Last year, Kiplagat finished second behind Mary Keitany in London marathon with a personal best of 2:19:50 before returning in the same position this year behind Priscah Jeptoo. Now she is keen to get the winners podium now that both Keitany and Kiptoo will be absent in Moscow.
Kiptoo was left out because of fatigue while Keitany is in motherhood. "I have polished my skills, my speed is okay and my endurance is where I want it to be. Hopefully the weather will be great to me," Kiptoo said.
"This year, I have had build up races in Lisbon and Rock N' Roll half marathons and the only thing we need to work on is the team spirit and we will surpass the feat in Daegu," she added.
But the onus to fly Kenyan flag high in women marathon race in Moscow is not bestowed on Kiplagat alone.
She knows the challenge is imminent from within the Kenya team, and though that is secondary, she is keen to have her cake and eat it, just to anger the nosy Ethiopians.
"I know those in Kenya team are strong. But we all want to win. The most important is for Kenya to retain the titles, and then we will see in the final stages of the race who is stronger to go for it. At the moment we run as a team," she added.
Alongside Kiplagat, there is also 2012 Dubai marathon silver medallist and former Commonwealth Games 10,000m champion Lucy Wangui Kabuu and newcomers Margaret Akai and Valentine Kipketer.
Kabuu, who boasts an impressive 2:1934 personal best she posted in Dubai in 2012, also eyes a share of the glory by winning the 42-kilometre road race.
"I don't enter races if I am not confident of winning. I have sacrificed a lot. I missed the London marathon in April to focus on the World Championships. I have studied the course in Moscow on Internet and realised that there is a hill. This is the place I intend to burn out the opposition. It will be helpful in my strategy," said Kabuu.
Newcomers Kipketer has a personal best time of 2:24.20 (Mumbai Marathon) while Akai best time is 2:23.28 she registered at the Daegu Marathon.

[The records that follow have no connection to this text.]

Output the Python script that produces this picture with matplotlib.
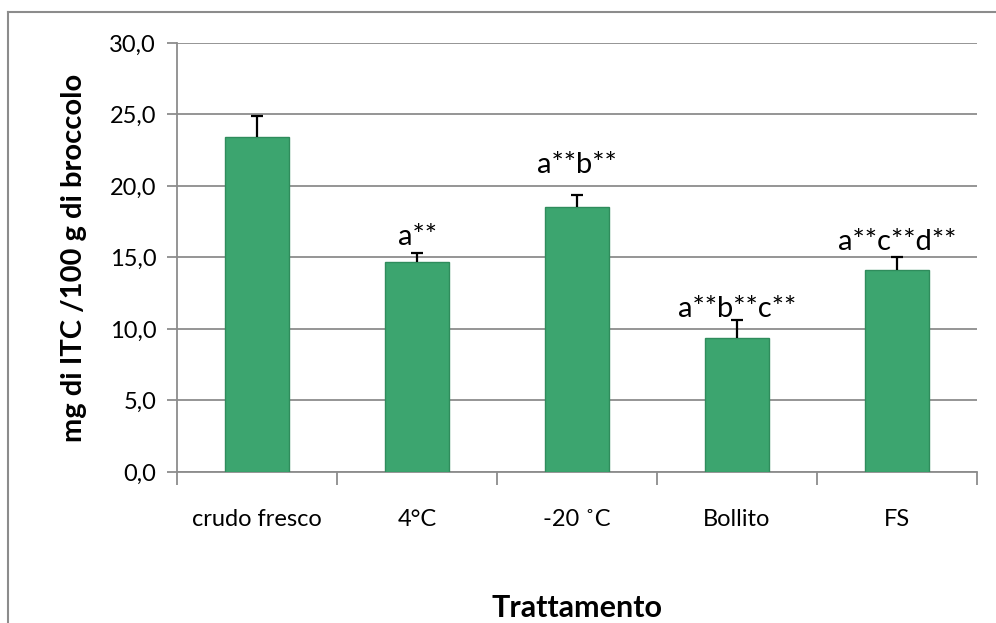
import matplotlib.pyplot as plt
import numpy as np
from matplotlib.lines import Line2D

plt.rcParams['font.family'] = ['Lato', 'DejaVu Sans']

categories = ['crudo fresco', '4°C', '-20 ˚C', 'Bollito', 'FS']
values = [23.4, 14.7, 18.5, 9.4, 14.1]
errors = [1.5, 0.6, 0.9, 1.2, 0.9]
sig_labels = ['', 'a**', 'a**b**', 'a**b**c**', 'a**c**d**']
sig_y = [None, 16.4, 21.5, 11.4, 16.1]
yticks = [0, 5, 10, 15, 20, 25, 30]

grey = '#8c8c8c'
green = '#3ca56f'

fig = plt.figure(figsize=(9.96, 6.23), dpi=100)
ax = fig.add_axes([0.1777, 0.2424, 0.8033, 0.6886])

x = np.arange(len(categories))
vals = np.array(values)
errs = np.array(errors)
ax.bar(x, vals, width=0.40, color=green, edgecolor='#2f8c5c', linewidth=1.0, zorder=3)
# upper-only error bars with a single cap
ax.vlines(x, vals, vals + errs, color='black', linewidth=1.6, zorder=4)
ax.hlines(vals + errs, x - 0.04, x + 0.04, color='black', linewidth=1.6, zorder=4)

for xi, lab, ly in zip(x, sig_labels, sig_y):
    if lab:
        ax.text(xi, ly, lab, ha='center', va='center', fontsize=21, zorder=5)

ax.set_xlim(-0.5, 4.5)
ax.set_ylim(0, 30)
ax.set_yticks(yticks)
ax.set_yticklabels([f'{v:.1f}'.replace('.', ',') for v in yticks], fontsize=17)
ax.yaxis.grid(True, color=grey, linewidth=1.3, zorder=0)
ax.set_axisbelow(True)

ax.set_xticks(x)
ax.set_xticklabels(categories, fontsize=17)
ax.set_xticks(np.arange(-0.5, 5.0, 1.0), minor=True)
ax.tick_params(axis='x', which='major', length=0, pad=27)
ax.tick_params(axis='x', which='minor', length=9, width=1.3, color=grey, direction='out')
ax.tick_params(axis='y', length=7, width=1.3, color=grey, pad=8)

for s in ['top', 'right']:
    ax.spines[s].set_visible(False)
for s in ['left', 'bottom']:
    ax.spines[s].set_color(grey)
    ax.spines[s].set_linewidth(1.3)

ax.set_xlabel('Trattamento', fontsize=22, fontweight='bold', labelpad=46)
ax.set_ylabel('mg di ITC /100 g di broccolo', fontsize=21, fontweight='bold', labelpad=16)

# outer chart border (only left and top visible)
fig.add_artist(Line2D([8 / 996, 8 / 996], [0, 1 - 12 / 623], transform=fig.transFigure, color=grey, linewidth=1.5))
fig.add_artist(Line2D([8 / 996, 1], [1 - 12 / 623, 1 - 12 / 623], transform=fig.transFigure, color=grey, linewidth=1.5))

fig.savefig('out.png', dpi=100, facecolor='white')
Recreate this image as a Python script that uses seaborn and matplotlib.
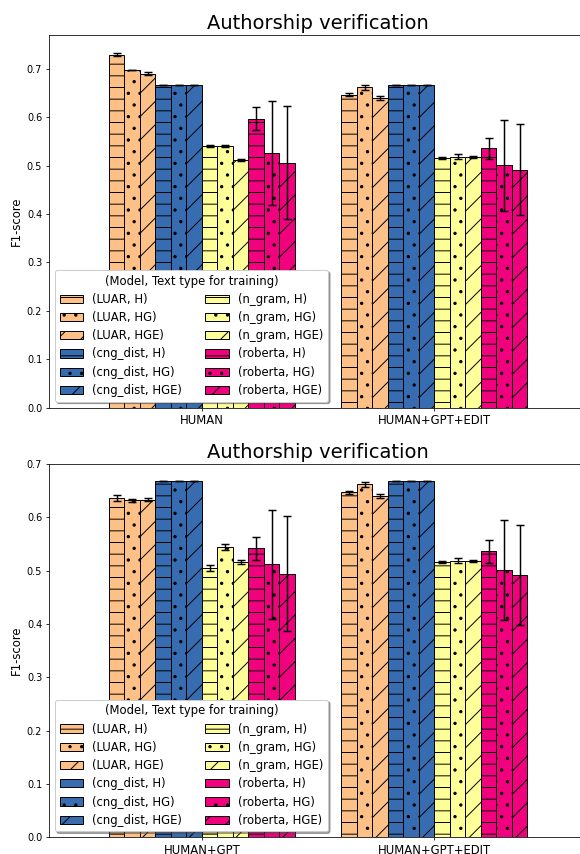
import numpy as np
import pandas as pd
import matplotlib
matplotlib.use("Agg")
import matplotlib.pyplot as plt
import seaborn as sns
from matplotlib.patches import Patch

# ---------------- data ----------------
models = ["LUAR", "cng_dist", "n_gram", "roberta"]
text_types = ["H", "HG", "HGE"]
model_colors = ["#fdc086", "#386cb0", "#ffff99", "#f0027f"]
type_hatches = ["-", ".", "/"]

top_groups = ["HUMAN", "HUMAN+GPT+EDIT"]
bottom_groups = ["HUMAN+GPT", "HUMAN+GPT+EDIT"]

# order: LUAR(H,HG,HGE), cng_dist(...), n_gram(...), roberta(...)
human_mean = [0.730, 0.698, 0.690, 0.667, 0.667, 0.667, 0.541, 0.540, 0.512, 0.597, 0.526, 0.506]
human_err = [0.003, 0.001, 0.003, 0.0, 0.0, 0.0, 0.002, 0.002, 0.002, 0.024, 0.108, 0.117]

edit_mean = [0.647, 0.662, 0.640, 0.668, 0.668, 0.668, 0.516, 0.519, 0.518, 0.536, 0.501, 0.492]
edit_err = [0.003, 0.005, 0.004, 0.0, 0.0, 0.0, 0.002, 0.005, 0.002, 0.022, 0.094, 0.094]

gpt_mean = [0.636, 0.632, 0.633, 0.668, 0.668, 0.668, 0.505, 0.544, 0.516, 0.542, 0.512, 0.494]
gpt_err = [0.005, 0.003, 0.003, 0.0, 0.0, 0.0, 0.005, 0.006, 0.004, 0.022, 0.102, 0.108]

labels = [f"({m}, {t})" for m in models for t in text_types]


def draw(ax, groups, means, errs, ymax):
    rows = []
    for g, mvals in zip(groups, means):
        for lab, v in zip(labels, mvals):
            rows.append({"group": g, "label": lab, "value": v})
    df = pd.DataFrame(rows)
    palette = {lab: model_colors[i // 3] for i, lab in enumerate(labels)}
    sns.barplot(data=df, x="group", y="value", hue="label", order=groups,
                hue_order=labels, palette=palette, errorbar=None, width=0.8,
                saturation=1, edgecolor="black", linewidth=1, legend=False, ax=ax)
    bars = sorted(ax.patches, key=lambda p: p.get_x())
    n = len(labels)
    for idx, bar in enumerate(bars):
        gi, hi = idx // n, idx % n
        bar.set_hatch(type_hatches[hi % 3])
        x = bar.get_x() + bar.get_width() / 2
        ax.errorbar(x, bar.get_height(), yerr=errs[gi][hi], fmt="none",
                    ecolor="black", capsize=4, elinewidth=1.5, capthick=1.5)
    handles = [Patch(facecolor=model_colors[i // 3], edgecolor="black",
                     hatch=type_hatches[i % 3], label=lab)
               for i, lab in enumerate(labels)]
    ax.legend(handles=handles, ncol=2, loc="lower left",
              title="(Model, Text type for training)", fontsize=12,
              title_fontsize=12, shadow=True, labelspacing=0.45)
    ax.set_title("Authorship verification", fontsize=20)
    ax.set_ylabel("F1-score", fontsize=12)
    ax.set_xlabel("")
    ax.tick_params(axis="x", labelsize=12)
    ax.tick_params(axis="y", labelsize=10)
    ax.set_xlim(-0.657, 1.656)
    ax.set_ylim(0, ymax)


fig = plt.figure(figsize=(580 / 70, 854 / 70), dpi=70)
ax1 = fig.add_axes([49 / 580, 1 - 407.5 / 854, 538 / 580, (407.5 - 34.7) / 854])
ax2 = fig.add_axes([49 / 580, 1 - 837.3 / 854, 538 / 580, (837.3 - 464.0) / 854])

draw(ax1, top_groups, [human_mean, edit_mean], [human_err, edit_err], 0.771)
draw(ax2, bottom_groups, [gpt_mean, edit_mean], [gpt_err, edit_err], 0.70)

fig.savefig("out.png", dpi=70)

The men team, which is also camped in Iten, has youngsters keen to prove their mettle.
Unlike previous years where Kenya selected big names, there will be no Geoffrey Mutai, Emmanuel Mutai, defending champions Abel Kirui or world marathon record holder Patrick Makau.
Instead, the challenge to bring Kenya glory falls on the shoulder of Peter Some, Michael Kipyego, Bernard Kipyego, Nicholas Kipkemboi and Bernard Koech.
Michael Kipyego, the runner up at the Tokyo Marathon this year, said training under hot weather conditions will boost their resistance in Moscow.
"It's good we get used to the warm conditions. It will help us overcome harsh like the one our women team met in London at the Olympics. We can retain the title but it needs a lot of team work and race tactics," said Kipyego.
Ethiopia will parade a star-studded line up led by London Marathon winner Tsegaye Kebede and Boston Marathon champion Lelisa Desisa.
Abel Kirui won both Daegu (2011) and Berlin (2009) titles ending over 20-year jinx since Douglas Wakiihuri won gold in 1987.